*What to work on:*
Do not repeat pictures. Repeat exactly the lines of the listing below from its first line through the line with "const torqueTicks = [0.02, 0.04, 0.06, 0.08, 0.1];".

*Dataset extract:*
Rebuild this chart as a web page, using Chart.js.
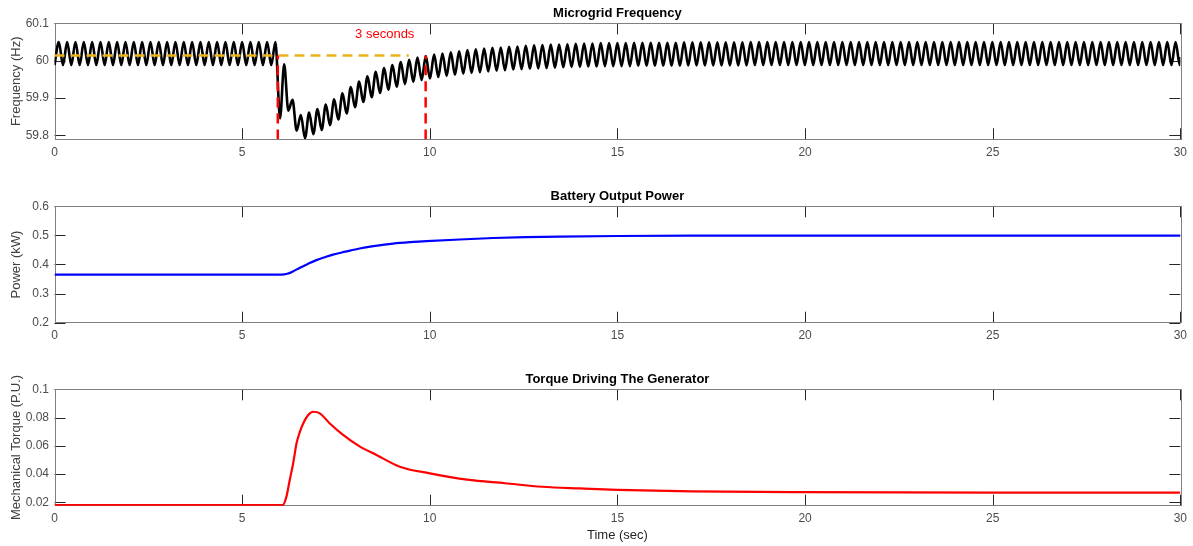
<!DOCTYPE html>
<html>
<head>
<meta charset="utf-8">
<script src="https://cdn.jsdelivr.net/npm/chart.js@4.4.1/dist/chart.umd.min.js"></script>
<style>
  html, body { margin: 0; padding: 0; background: #fff; }
  #wrap { position: relative; width: 1193px; height: 546px; overflow: hidden; }
  #wrap canvas { position: absolute; left: 0; }
</style>
</head>
<body>
<div id="wrap">
  <canvas id="freqChart" width="1193" height="183" style="top:0px"></canvas>
  <canvas id="powerChart" width="1193" height="183" style="top:183px"></canvas>
  <canvas id="torqueChart" width="1193" height="180" style="top:366px"></canvas>
</div>
<script>
const timeTicks = [0, 5, 10, 15, 20, 25, 30];
const freqTicks = [59.8, 59.9, 60, 60.1];
const powerTicks = [0.2, 0.3, 0.4, 0.5, 0.6];
const torqueTicks = [0.02, 0.04, 0.06, 0.08, 0.1];

// microgrid frequency, sampled at each swing peak / trough
const freqTime = [
  0, 0.115, 0.226, 0.337, 0.448, 0.559, 0.670, 0.781, 0.892, 1.003,
  1.114, 1.225, 1.336, 1.447, 1.558, 1.669, 1.780, 1.891, 2.002, 2.113,
  2.224, 2.335, 2.446, 2.557, 2.668, 2.779, 2.890, 3.001, 3.112, 3.223,
  3.334, 3.445, 3.556, 3.667, 3.778, 3.889, 4.000, 4.111, 4.222, 4.333,
  4.444, 4.555, 4.666, 4.777, 4.888, 4.999, 5.110, 5.221, 5.332, 5.443,
  5.554, 5.665, 5.776, 5.887, 6.010,
  6.120, 6.231, 6.342, 6.453, 6.564, 6.675, 6.786, 6.897, 7.008, 7.119,
  7.230, 7.341, 7.452, 7.563, 7.674, 7.785, 7.896, 8.007, 8.118, 8.229,
  8.340, 8.451, 8.562, 8.673, 8.784, 8.895, 9.006, 9.117, 9.228, 9.339,
  9.450, 9.561, 9.672, 9.783, 9.894, 10.005, 10.116, 10.227, 10.338, 10.449,
  10.560, 10.671, 10.782, 10.893, 11.004, 11.115, 11.226, 11.337, 11.448, 11.559,
  11.670, 11.781, 11.892, 12.003, 12.114, 12.225, 12.336, 12.447, 12.558, 12.669,
  12.780, 12.891, 13.002, 13.113, 13.224, 13.335, 13.446, 13.557, 13.668, 13.779,
  13.890, 14.001, 14.112, 14.223, 14.334, 14.445, 14.556, 14.667, 14.778, 14.889,
  15.000, 15.111, 15.222, 15.333, 15.444, 15.555, 15.666, 15.777, 15.888, 15.999,
  16.110, 16.221, 16.332, 16.443, 16.554, 16.665, 16.776, 16.887, 16.998, 17.109,
  17.220, 17.331, 17.442, 17.553, 17.664, 17.775, 17.886, 17.997, 18.108, 18.219,
  18.330, 18.441, 18.552, 18.663, 18.774, 18.885, 18.996, 19.107, 19.218, 19.329,
  19.440, 19.551, 19.662, 19.773, 19.884, 19.995, 20.106, 20.217, 20.328, 20.439,
  20.550, 20.661, 20.772, 20.883, 20.994, 21.105, 21.216, 21.327, 21.438, 21.549,
  21.660, 21.771, 21.882, 21.993, 22.104, 22.215, 22.326, 22.437, 22.548, 22.659,
  22.770, 22.881, 22.992, 23.103, 23.214, 23.325, 23.436, 23.547, 23.658, 23.769,
  23.880, 23.991, 24.102, 24.213, 24.324, 24.435, 24.546, 24.657, 24.768, 24.879,
  24.990, 25.101, 25.212, 25.323, 25.434, 25.545, 25.656, 25.767, 25.878, 25.989,
  26.100, 26.211, 26.322, 26.433, 26.544, 26.655, 26.766, 26.877, 26.988, 27.099,
  27.210, 27.321, 27.432, 27.543, 27.654, 27.765, 27.876, 27.987, 28.098, 28.209,
  28.320, 28.431, 28.542, 28.653, 28.764, 28.875, 28.986, 29.097, 29.208, 29.319,
  29.430, 29.541, 29.652, 29.763, 29.874, 29.985, 30
];
const freqHz = [
  59.988, 60.050, 59.988, 60.050, 59.988, 60.050, 59.988, 60.050, 59.988, 60.050,
  59.988, 60.050, 59.988, 60.050, 59.988, 60.050, 59.988, 60.050, 59.988, 60.050,
  59.988, 60.050, 59.988, 60.050, 59.988, 60.050, 59.988, 60.050, 59.988, 60.050,
  59.988, 60.050, 59.988, 60.050, 59.988, 60.050, 59.988, 60.050, 59.988, 60.050,
  59.988, 60.050, 59.988, 60.050, 59.988, 60.050, 59.988, 60.050, 59.988, 60.050,
  59.988, 60.050, 59.988, 60.050, 59.845,
  59.990, 59.866, 59.895, 59.812, 59.854, 59.792, 59.861, 59.803, 59.870, 59.814,
  59.882, 59.827, 59.896, 59.842, 59.912, 59.858, 59.929, 59.875, 59.944, 59.889,
  59.958, 59.902, 59.970, 59.913, 59.980, 59.922, 59.988, 59.930, 59.996, 59.937,
  60.002, 59.943, 60.008, 59.948, 60.012, 59.952, 60.016, 59.956, 60.019, 59.959,
  60.022, 59.962, 60.025, 59.965, 60.028, 59.967, 60.030, 59.969, 60.032, 59.971,
  60.034, 59.973, 60.035, 59.974, 60.037, 59.976, 60.038, 59.977, 60.040, 59.978,
  60.041, 59.979, 60.042, 59.980, 60.043, 59.981, 60.043, 59.982, 60.044, 59.983,
  60.045, 59.983, 60.046, 59.984, 60.046, 59.984, 60.047, 59.985, 60.047, 59.985,
  60.047, 59.985, 60.047, 59.985, 60.048, 59.986, 60.048, 59.986, 60.048, 59.986,
  60.048, 59.986, 60.048, 59.986, 60.048, 59.986, 60.049, 59.987, 60.049, 59.987,
  60.049, 59.987, 60.049, 59.987, 60.049, 59.987, 60.049, 59.987, 60.049, 59.987,
  60.049, 59.987, 60.050, 59.988, 60.050, 59.988, 60.050, 59.988, 60.050, 59.988,
  60.050, 59.988, 60.050, 59.988, 60.050, 59.988, 60.050, 59.988, 60.050, 59.988,
  60.050, 59.988, 60.050, 59.988, 60.050, 59.988, 60.050, 59.988, 60.050, 59.988,
  60.050, 59.988, 60.050, 59.988, 60.050, 59.988, 60.050, 59.988, 60.050, 59.988,
  60.050, 59.988, 60.050, 59.988, 60.050, 59.988, 60.050, 59.988, 60.050, 59.988,
  60.050, 59.988, 60.050, 59.988, 60.050, 59.988, 60.050, 59.988, 60.050, 59.988,
  60.050, 59.988, 60.050, 59.988, 60.050, 59.988, 60.050, 59.988, 60.050, 59.988,
  60.050, 59.988, 60.050, 59.988, 60.050, 59.988, 60.050, 59.988, 60.050, 59.988,
  60.050, 59.988, 60.050, 59.988, 60.050, 59.988, 60.050, 59.988, 60.050, 59.988,
  60.050, 59.988, 60.050, 59.988, 60.050, 59.988, 60.050, 59.988, 60.050, 59.988,
  60.050, 59.988, 60.050, 59.988, 60.050, 59.988, 60.010
];

// dashed markers on the frequency plot
const nominalHz = 60.0135;
const nominalSpan = [0, 9.44];
const eventTimes = [5.95, 9.89];
const settleNote = { text: '3 seconds', x: 8.8, y: 60.07 };

const powerTime = [0, 6.05, 6.2, 6.35, 6.54, 6.75, 6.98, 7.2, 7.42, 7.75, 8.13, 8.5,
  9.02, 9.5, 9.91, 10.8, 11.69, 12.58, 13.46, 15, 17, 20, 30];
const powerKw = [0.365, 0.365, 0.368, 0.376, 0.389, 0.402, 0.415, 0.425, 0.434, 0.444, 0.455, 0.463,
  0.472, 0.477, 0.480, 0.486, 0.491, 0.494, 0.496, 0.498, 0.499, 0.4995, 0.4995];

const torqueTime = [0, 6.08, 6.18, 6.27, 6.36, 6.45, 6.54, 6.63, 6.76, 6.89, 7.07, 7.33, 7.69,
  8.14, 8.58, 9.2, 10, 11, 12, 13, 14, 15, 17, 20, 25, 30];
const torquePu = [0.018, 0.018, 0.024, 0.036, 0.0476, 0.0618, 0.070, 0.076, 0.0818, 0.0841, 0.083, 0.076, 0.0677,
  0.0594, 0.0535, 0.0452, 0.0405, 0.036, 0.0335, 0.031, 0.0298, 0.0288, 0.0278, 0.0272, 0.0268, 0.0268];

const FONT = '"Liberation Sans", Arial, Helvetica, sans-serif';
Chart.defaults.font.family = FONT;
Chart.defaults.font.size = 12;
Chart.defaults.color = '#4d4d4d';

const pts = (xs, ys) => xs.map((x, i) => ({ x, y: ys[i] }));
const fmt = v => String(Math.round(v * 1000) / 1000);

// box frame, inward ticks on all four sides, and the text drawn around the axes
const axesBox = {
  id: 'axesBox',
  beforeDatasetsDraw(chart, args, opts) {
    const { ctx, chartArea: a, scales: { x, y } } = chart;
    ctx.save();
    ctx.lineWidth = 1;
    ctx.strokeStyle = '#262626';
    ctx.beginPath();
    x.ticks.forEach(t => {
      const px = Math.round(x.getPixelForValue(t.value)) + 0.5;
      ctx.moveTo(px, a.bottom); ctx.lineTo(px, a.bottom - 11);
      ctx.moveTo(px, a.top); ctx.lineTo(px, a.top + 11);
    });
    y.ticks.forEach(t => {
      const py = Math.round(y.getPixelForValue(t.value)) + 0.5;
      ctx.moveTo(a.left, py); ctx.lineTo(a.left + 11, py);
      ctx.moveTo(a.right, py); ctx.lineTo(a.right - 11, py);
    });
    ctx.stroke();
    ctx.strokeStyle = '#808080';
    ctx.strokeRect(Math.round(a.left) + 0.5, Math.round(a.top) + 0.5,
      Math.round(a.right - a.left), Math.round(a.bottom - a.top));
    ctx.restore();
  },
  afterDraw(chart, args, opts) {
    const { ctx, chartArea: a, scales: { x, y } } = chart;
    const cx = (a.left + a.right) / 2;
    ctx.save();
    ctx.textAlign = 'center';
    ctx.textBaseline = 'middle';
    ctx.fillStyle = '#000';
    ctx.font = 'bold 13px ' + FONT;
    ctx.fillText(opts.title, cx, a.top - 9.5);
    if (opts.xlabel) {
      ctx.font = '13px ' + FONT;
      ctx.fillStyle = '#262626';
      ctx.fillText(opts.xlabel, cx, a.bottom + 29.5);
    }
    if (opts.note) {
      ctx.font = '13px ' + FONT;
      ctx.fillStyle = '#ff0000';
      ctx.fillText(opts.note.text, x.getPixelForValue(opts.note.x), y.getPixelForValue(opts.note.y));
    }
    ctx.restore();
  }
};

function makeChart(id, datasets, yTicks, yMin, yMax, yTitle, extra, xHeight) {
  return new Chart(document.getElementById(id), {
    type: 'line',
    data: { datasets },
    options: {
      responsive: false,
      animation: false,
      devicePixelRatio: 1,
      layout: { padding: { left: 0, right: 11.5, top: 23.3, bottom: 0 } },
      elements: { point: { radius: 0 } },
      plugins: { legend: { display: false }, tooltip: { enabled: false }, axesBox: extra },
      scales: {
        x: {
          type: 'linear', min: 0, max: 30,
          afterBuildTicks: s => { s.ticks = timeTicks.map(value => ({ value })); },
          afterFit: s => { s.height = xHeight; },
          grid: { display: false, drawTicks: false }, border: { display: false },
          ticks: { autoSkip: false, maxRotation: 0, padding: 6, callback: fmt }
        },
        y: {
          type: 'linear', min: yMin, max: yMax,
          afterBuildTicks: s => { s.ticks = yTicks.map(value => ({ value })); },
          afterFit: s => { s.width = 54.5; },
          grid: { display: false, drawTicks: false }, border: { display: false },
          ticks: { autoSkip: false, padding: 5.5, callback: fmt },
          title: { display: true, text: yTitle, color: '#404040', font: { size: 13 }, padding: { top: 9, bottom: 0 } }
        }
      }
    },
    plugins: [axesBox]
  });
}

const line = (data, color, width, extra) => Object.assign({
  data, borderColor: color, borderWidth: width, fill: false,
  cubicInterpolationMode: 'monotone', pointRadius: 0
}, extra || {});

makeChart('freqChart', [
  line(pts(freqTime, freqHz), '#000000', 2.6, { order: 3 }),
  line(pts(nominalSpan, [nominalHz, nominalHz]), '#edb120', 2.5, { order: 2, borderDash: [10, 6] }),
  line(pts([eventTimes[0], eventTimes[0]], [59.789, nominalHz]), '#ff0000', 2.5, { order: 1, borderDash: [10, 6] }),
  line(pts([eventTimes[1], eventTimes[1]], [59.789, nominalHz]), '#ff0000', 2.5, { order: 1, borderDash: [10, 6] })
], freqTicks, 59.789, 60.1, 'Frequency (Hz)',
  { title: 'Microgrid Frequency', note: settleNote }, 183 - 139.3);

makeChart('powerChart', [
  line(pts(powerTime, powerKw), '#0000ff', 2.2)
], powerTicks, 0.2, 0.6, 'Power (kW)',
  { title: 'Battery Output Power' }, 183 - 139.7);

makeChart('torqueChart', [
  line(pts(torqueTime, torquePu), '#ff0000', 2.2)
], torqueTicks, 0.0176, 0.1, 'Mechanical Torque (P.U.)',
  { title: 'Torque Driving The Generator', xlabel: 'Time (sec)' }, 180 - 139.7);
</script>
</body>
</html>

*Problem solution:*
Rebuild this chart as a web page, using Chart.js.
<!DOCTYPE html>
<html>
<head>
<meta charset="utf-8">
<script src="https://cdn.jsdelivr.net/npm/chart.js@4.4.1/dist/chart.umd.min.js"></script>
<style>
  html, body { margin: 0; padding: 0; background: #fff; }
  #wrap { position: relative; width: 1193px; height: 546px; overflow: hidden; }
  #wrap canvas { position: absolute; left: 0; }
</style>
</head>
<body>
<div id="wrap">
  <canvas id="freqChart" width="1193" height="183" style="top:0px"></canvas>
  <canvas id="powerChart" width="1193" height="183" style="top:183px"></canvas>
  <canvas id="torqueChart" width="1193" height="180" style="top:366px"></canvas>
</div>
<script>
const timeTicks = [0, 5, 10, 15, 20, 25, 30];
const freqTicks = [59.8, 59.9, 60, 60.1];
const powerTicks = [0.2, 0.3, 0.4, 0.5, 0.6];
const torqueTicks = [0.02, 0.04, 0.06, 0.08, 0.1];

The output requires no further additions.